(Guest Post by Matthew Ladner)
Early applications for the Nevada ESA program show that a majority of applicants thus far come from well to do areas, and 21% of applicants thus far qualify for the higher amount for low-income families.
Maybe Howard Fuller was right? Nope- at least not yet. Let’s keep clear of the panic button.
The program does not commence until January, and so these applicants represent the earliest of early adopters. Efforts have commenced to raise awareness of the program in low-income areas, but such efforts take time. Nevada’s private school sector has a small footprint and it should not shock anyone that most private schools are located in relatively affluent areas- which will impact interest in the program.
It’s worth noting that many suburban Nevada schools have overcrowding issues, and spots opening in suburban districts create open-enrollment transfer opportunities for non-residents.

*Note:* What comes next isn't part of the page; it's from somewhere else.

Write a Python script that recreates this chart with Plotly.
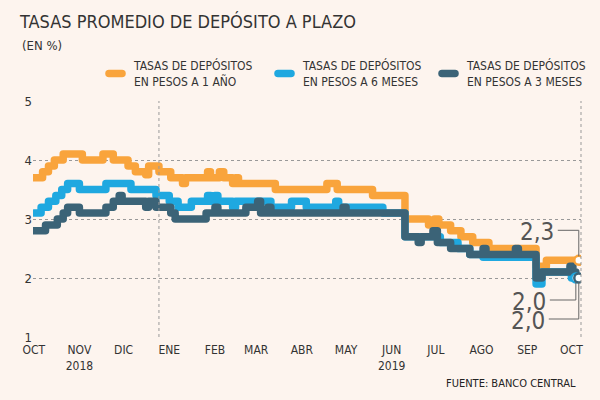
import plotly.graph_objects as go

# ---------------- data ----------------
orange_name = "TASAS DE DEPÓSITOS<br>EN PESOS A 1 AÑO"
orange_dates = ["2018-10-01", "2018-10-07", "2018-10-11", "2018-10-15", "2018-10-21",
                "2018-11-03", "2018-11-17", "2018-11-24", "2018-12-04", "2018-12-09",
                "2018-12-16", "2018-12-18", "2018-12-25", "2019-01-02", "2019-01-10",
                "2019-01-12", "2019-01-27", "2019-01-29", "2019-02-04", "2019-02-07",
                "2019-02-13", "2019-02-15", "2019-02-17", "2019-03-14", "2019-04-18",
                "2019-04-25", "2019-05-19", "2019-06-10", "2019-06-26", "2019-06-30",
                "2019-07-03", "2019-07-11", "2019-07-18", "2019-07-26", "2019-08-06",
                "2019-09-07", "2019-09-14", "2019-10-06"]
orange_vals = [3.7, 3.8, 3.9, 4.0, 4.1,
               4.0, 4.1, 4.0, 3.9, 3.8,
               3.75, 3.9, 3.8, 3.7, 3.6,
               3.7, 3.8, 3.7, 3.8, 3.7,
               3.6, 3.7, 3.6, 3.5, 3.6,
               3.5, 3.4, 3.0, 2.9, 3.0,
               2.9, 2.8, 2.7, 2.6, 2.5,
               2.2, 2.3, 2.3]

blue_name = "TASAS DE DEPÓSITOS<br>EN PESOS A 6 MESES"
blue_dates = ["2018-10-01", "2018-10-06", "2018-10-11", "2018-10-16", "2018-10-20",
              "2018-10-24", "2018-11-01", "2018-11-19", "2018-12-06", "2018-12-23",
              "2019-01-01", "2019-01-07", "2019-01-16", "2019-01-27", "2019-01-29",
              "2019-02-01", "2019-02-03", "2019-02-13", "2019-02-15", "2019-03-11",
              "2019-03-25", "2019-04-04", "2019-04-24", "2019-04-26", "2019-05-26",
              "2019-06-10", "2019-07-04", "2019-07-16", "2019-07-24", "2019-08-02",
              "2019-09-07", "2019-09-11", "2019-10-01", "2019-10-04"]
blue_vals = [3.1, 3.2, 3.3, 3.4, 3.5,
             3.6, 3.5, 3.6, 3.5, 3.4,
             3.3, 3.2, 3.3, 3.4, 3.3,
             3.4, 3.3, 3.2, 3.3, 3.2,
             3.3, 3.2, 3.3, 3.2, 3.1,
             2.7, 2.6, 2.5, 2.4, 2.35,
             1.9, 2.1, 2.0, 2.0]

dark_name = "TASAS DE DEPÓSITOS<br>EN PESOS A 3 MESES"
dark_dates = ["2018-10-01", "2018-10-09", "2018-10-17", "2018-10-21", "2018-10-24",
              "2018-11-01", "2018-11-19", "2018-11-24", "2018-11-28", "2018-11-30",
              "2018-12-16", "2018-12-18", "2018-12-23", "2019-01-02", "2019-01-05",
              "2019-01-26", "2019-02-01", "2019-02-03", "2019-02-22", "2019-03-02",
              "2019-03-04", "2019-03-09", "2019-03-11", "2019-04-29", "2019-05-01",
              "2019-06-10", "2019-06-19", "2019-06-21", "2019-06-29", "2019-07-02",
              "2019-07-11", "2019-07-24", "2019-08-02", "2019-08-04", "2019-08-24",
              "2019-08-26", "2019-09-07", "2019-09-11", "2019-09-30", "2019-10-02",
              "2019-10-04", "2019-10-06"]
dark_vals = [2.8, 2.9, 3.0, 3.1, 3.2,
             3.1, 3.2, 3.3, 3.4, 3.3,
             3.2, 3.3, 3.2, 3.1, 3.0,
             3.1, 3.2, 3.1, 3.2, 3.3,
             3.1, 3.2, 3.1, 3.2, 3.1,
             2.7, 2.6, 2.7, 2.8, 2.6,
             2.5, 2.4, 2.5, 2.4, 2.5,
             2.4, 2.0, 2.1, 2.2, 2.1,
             2.0, 2.0]

tick_dates = ["2018-10-01", "2018-11-01", "2018-12-01", "2019-01-01", "2019-02-01",
              "2019-03-01", "2019-04-01", "2019-05-01", "2019-06-01", "2019-07-01",
              "2019-08-01", "2019-09-01", "2019-10-01"]
tick_labels = ["OCT", "NOV<br>2018", "DIC", "ENE", "FEB", "MAR", "ABR", "MAY",
               "JUN<br>2019", "JUL", "AGO", "SEP", "OCT"]
y_ticks = [1, 2, 3, 4, 5]

title_text = "TASAS PROMEDIO DE DEPÓSITO A PLAZO"
subtitle_text = "(EN %)"
source_text = "FUENTE: BANCO CENTRAL"

# ---------------- style ----------------
ORANGE = "#F9A43C"
BLUE = "#1FA8E0"
DARK = "#3B6377"
BG = "#FDF4EE"
TXT = "#333333"
FONT = "Liberation Sans Narrow, DejaVu Sans Condensed, Roboto Condensed, Roboto, sans-serif"

fig = go.Figure()
series = [
    (orange_name, orange_dates, orange_vals, ORANGE, "legend"),
    (blue_name, blue_dates, blue_vals, BLUE, "legend2"),
    (dark_name, dark_dates, dark_vals, DARK, "legend3"),
]
for name, d, v, c, lg in series:
    fig.add_trace(go.Scatter(x=d, y=v, mode="lines", name=name, legend=lg,
                             line=dict(color=c, width=7.5, shape="hv"),
                             hoverinfo="skip"))
for name, d, v, c, lg in series:
    fig.add_trace(go.Scatter(x=[d[-1]], y=[v[-1]], mode="markers", showlegend=False,
                             marker=dict(size=9, color="white", line=dict(color=c, width=2.5)),
                             hoverinfo="skip"))

# end value labels with elbow leaders (pixel offsets from the last point)
label_specs = [
    (orange_dates, orange_vals, 30, -21),
    (blue_dates, blue_vals, -22, -26),
    (dark_dates, dark_vals, -41, -30),
]
for d, v, dy, dx in label_specs:
    start = 4 if dy > 0 else -4
    fig.add_shape(type="path", xref="x", yref="y", xsizemode="pixel", ysizemode="pixel",
                  xanchor=d[-1], yanchor=v[-1],
                  path=f"M 0,{start} L 0,{dy} L {dx},{dy}",
                  line=dict(color="#666666", width=1))
    fig.add_annotation(x=d[-1], y=v[-1], text=f"{v[-1]:.1f}".replace(".", ","),
                       showarrow=False, xanchor="right", yanchor="middle",
                       xshift=dx - 2, yshift=dy - 2,
                       font=dict(family=FONT, size=24, color="#555555"))

# year separator and right border (dotted)
fig.add_shape(type="line", xref="x", yref="paper", x0="2018-12-25", x1="2018-12-25",
              y0=0, y1=1, line=dict(color="#999999", width=1, dash="dot"))
fig.add_shape(type="line", xref="paper", yref="paper", x0=1, x1=1, y0=0, y1=1,
              line=dict(color="#999999", width=1, dash="dot"))

fig.add_annotation(xref="paper", yref="paper", x=-0.024, y=1.237, text=subtitle_text,
                   showarrow=False, xanchor="left", yanchor="middle",
                   font=dict(family=FONT, size=13, color=TXT))
fig.add_annotation(xref="paper", yref="paper", x=0.9945, y=-0.195, text=source_text,
                   showarrow=False, xanchor="right", yanchor="middle",
                   font=dict(family=FONT, size=11, color="#222222"))

legend_common = dict(orientation="h", y=1.115, xanchor="left", yanchor="middle",
                     font=dict(family=FONT, size=12, color=TXT),
                     bgcolor="rgba(0,0,0,0)")

fig.update_layout(
    width=600, height=400,
    margin=dict(l=33, r=19, t=101, b=63, autoexpand=False),
    paper_bgcolor=BG, plot_bgcolor=BG,
    font=dict(family=FONT, color=TXT, size=13),
    title=dict(text=title_text, x=20 / 600, xref="container", xanchor="left",
               y=1 - 22 / 400, yref="container", yanchor="middle",
               font=dict(family=FONT, size=18, color=TXT)),
    showlegend=True,
    legend=dict(x=0.1113, **legend_common),
    legend2=dict(x=0.4197, **legend_common),
    legend3=dict(x=0.719, **legend_common),
    xaxis=dict(type="date", range=["2018-09-30 12:00", "2019-10-07 12:00"],
               tickvals=tick_dates, ticktext=tick_labels, showgrid=False,
               zeroline=False, showline=False, ticks="", ticklabelstandoff=4,
               tickfont=dict(family=FONT, size=12, color=TXT)),
    yaxis=dict(range=[1, 5], tickvals=y_ticks, showgrid=True, gridcolor="#999999",
               griddash="dot", gridwidth=1, zeroline=False, showline=False, ticks="",
               tickfont=dict(family=FONT, size=13, color=TXT)),
)

post = """
document.querySelectorAll('.js-line').forEach(function(p){
  p.style.strokeLinejoin='round'; p.style.strokeLinecap='round';
});
document.querySelectorAll('.legendlines path').forEach(function(p){
  p.setAttribute('d','M15,0h13');
});
"""
fig.write_html("out.html", post_script=post)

Most important of all- NVESA is not a fire it and forget it program. We will need the efforts of both philanthropists and innovators in order to increase the supply of private school space in under-served areas. Sadly the two lawsuits attacking the program will likely slow this process to the detriment of low-income families. Moreover parents have the ability to pursue education outside of private schools under NVESA, but again, we should expect this to unfold incrementally over time.
NVESA is not a magic bullet, and it will not instantly transform education, dry every tear or solve every problem. This is a marathon, not a sprint.